Foto satelit daerah Kutub Utara
yang diumumkan baru-baru ini menunjukkan, es di kutub utara telah
mencair dan menyebabkan jalur Barat Laut dan Timur Laut di kutub utara
terbuka secara bersamaan minggu lalu, ini adalah pertama kalinya
manusia dapat berlayar mengelilingi kutub utara dengan tanpa hambatan
sama sekali, namun hal ini juga menunjukkan bahwa proses pemanasan
global menjadi lebih cepat daripada perkiraan.
Bongkahan es terakhir pun telah lenyap
Harian
Independent Inggris dalam artikelanya pada 31 Agustus lalu
memberitakan, ilmuwan dari Universitas Bremen Jerman telah mengumumkan
sejumlah foto yang telah diambil dari satelit milik NASA yang
menunjukkan bahwa jalur Barat Laut pada akhir pekan minggu lalu telah
terbuka, sementara bongkahan es terakhir yang menutupi jalur yang
menembus Laut Laptev-Siberia mengarah ke Rusia juga telah mencair
beberapa hari setelahnya.
Ini adalah pertama kali-nya kedua jalur
pintas tersebut terbuka setelah 125.000 tahun lamanya, juga merupakan
salah satu fenomena pemanasan global paling mencengangkan yang muncul di
kutub utara selama 1 bulan terakhir ini. Seorang professor tentang
pakar lautan es dari Pusat Informasi Es dan Salju Amerika (NSIDC),
mengatakan, ini merupakan suatu "Kejadian besar bersejarah", dan semakin
lanjut membuktikan bahwa gunung es di kutub utara kemungkinan telah
memasuki "pusaran maut" yang tidak dapat diselamatkan lagi.

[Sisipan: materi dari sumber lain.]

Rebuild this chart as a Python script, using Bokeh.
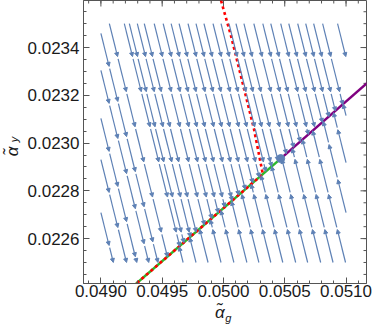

Pemanasan global semakin cepat, para ahli terkejut
Minggu
lalu NSIDC pernah mengeluarkan peringatan bahwa dalam beberapa minggu
ke depan jumlah gunung es di kutub utara kemungkinan akan menyusut
bahkan lebih sedikit dari rekor terendah tahun lalu. Ilmuwan asal
Amerika, Moslowski, dalam laporan yang dipublikasikan tahun ini
meramalkan, dalam tempo 5 tahun musim panas di kutub utara bakal tidak
ada es sama sekali, selain itu kecepatan mencairnya es kemungkinan juga
akan bertambah cepat. Hal yang memicu adanya argumen-argumen seperti
ini adalah karena jumlah lapisan es yang mencair di kutub utara telah
mencapai skala yang seharusnya baru akan terjadi pada tahun 2050
mendatang.
Keuntungan transportasi laut, jarak tempuh pelayaran berkurang ribuan mil
Jalur
Barat Laut kutub utara ini melewati Canada, dan jalur Timur Laut
melewati Rusia mengelilingi kutub utara. Tahun 2005 jalur Timur Laut
pernah sekali terbuka, waktu itu jalur Barat Laut masih tetap tertutup,
tahun lalu keadaannya terbalik, dan sekarang kedua jalur itu terbuka
bersamaan. Pihak yang paling mendambakan terjadinya hal ini seharusnya
adalah perusahaan pelayaran, sebab dengan terbukanya kedua jalur ini
akan dapat memperpendek jarak tempuh pelayaran sebanyak ribuan mil.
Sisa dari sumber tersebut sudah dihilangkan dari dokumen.